Extract the full listing verbatim and drop any pictures from your copy.

>> BEGIN

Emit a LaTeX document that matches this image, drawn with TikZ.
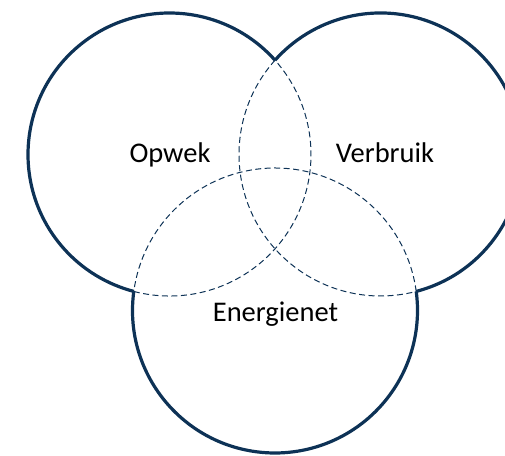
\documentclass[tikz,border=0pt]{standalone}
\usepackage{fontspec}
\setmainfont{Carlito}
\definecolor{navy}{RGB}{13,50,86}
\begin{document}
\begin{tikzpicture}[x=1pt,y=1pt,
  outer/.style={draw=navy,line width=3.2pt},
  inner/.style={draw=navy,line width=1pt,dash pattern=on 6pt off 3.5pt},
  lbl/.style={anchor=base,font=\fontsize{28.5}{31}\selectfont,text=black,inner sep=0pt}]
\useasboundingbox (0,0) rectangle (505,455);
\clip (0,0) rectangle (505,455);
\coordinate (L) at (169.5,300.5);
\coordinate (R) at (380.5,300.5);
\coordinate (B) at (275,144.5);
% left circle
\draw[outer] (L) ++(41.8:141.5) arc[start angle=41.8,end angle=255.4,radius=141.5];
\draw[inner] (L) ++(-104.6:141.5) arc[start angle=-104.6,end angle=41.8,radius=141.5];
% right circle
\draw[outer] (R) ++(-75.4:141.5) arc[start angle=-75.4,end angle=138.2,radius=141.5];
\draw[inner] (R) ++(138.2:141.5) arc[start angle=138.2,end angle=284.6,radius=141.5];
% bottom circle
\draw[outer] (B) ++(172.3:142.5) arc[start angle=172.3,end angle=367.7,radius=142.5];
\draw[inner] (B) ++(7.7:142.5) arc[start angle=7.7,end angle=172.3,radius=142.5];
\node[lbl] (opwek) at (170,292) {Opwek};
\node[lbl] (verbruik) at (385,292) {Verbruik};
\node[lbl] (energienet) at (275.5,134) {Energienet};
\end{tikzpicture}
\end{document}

>> END

Final answer:
Emit a LaTeX document that matches this image, drawn with TikZ.
\documentclass[tikz,border=0pt]{standalone}
\usepackage{fontspec}
\setmainfont{Carlito}
\definecolor{navy}{RGB}{13,50,86}
\begin{document}
\begin{tikzpicture}[x=1pt,y=1pt,
  outer/.style={draw=navy,line width=3.2pt},
  inner/.style={draw=navy,line width=1pt,dash pattern=on 6pt off 3.5pt},
  lbl/.style={anchor=base,font=\fontsize{28.5}{31}\selectfont,text=black,inner sep=0pt}]
\useasboundingbox (0,0) rectangle (505,455);
\clip (0,0) rectangle (505,455);
\coordinate (L) at (169.5,300.5);
\coordinate (R) at (380.5,300.5);
\coordinate (B) at (275,144.5);
% left circle
\draw[outer] (L) ++(41.8:141.5) arc[start angle=41.8,end angle=255.4,radius=141.5];
\draw[inner] (L) ++(-104.6:141.5) arc[start angle=-104.6,end angle=41.8,radius=141.5];
% right circle
\draw[outer] (R) ++(-75.4:141.5) arc[start angle=-75.4,end angle=138.2,radius=141.5];
\draw[inner] (R) ++(138.2:141.5) arc[start angle=138.2,end angle=284.6,radius=141.5];
% bottom circle
\draw[outer] (B) ++(172.3:142.5) arc[start angle=172.3,end angle=367.7,radius=142.5];
\draw[inner] (B) ++(7.7:142.5) arc[start angle=7.7,end angle=172.3,radius=142.5];
\node[lbl] (opwek) at (170,292) {Opwek};
\node[lbl] (verbruik) at (385,292) {Verbruik};
\node[lbl] (energienet) at (275.5,134) {Energienet};
\end{tikzpicture}
\end{document}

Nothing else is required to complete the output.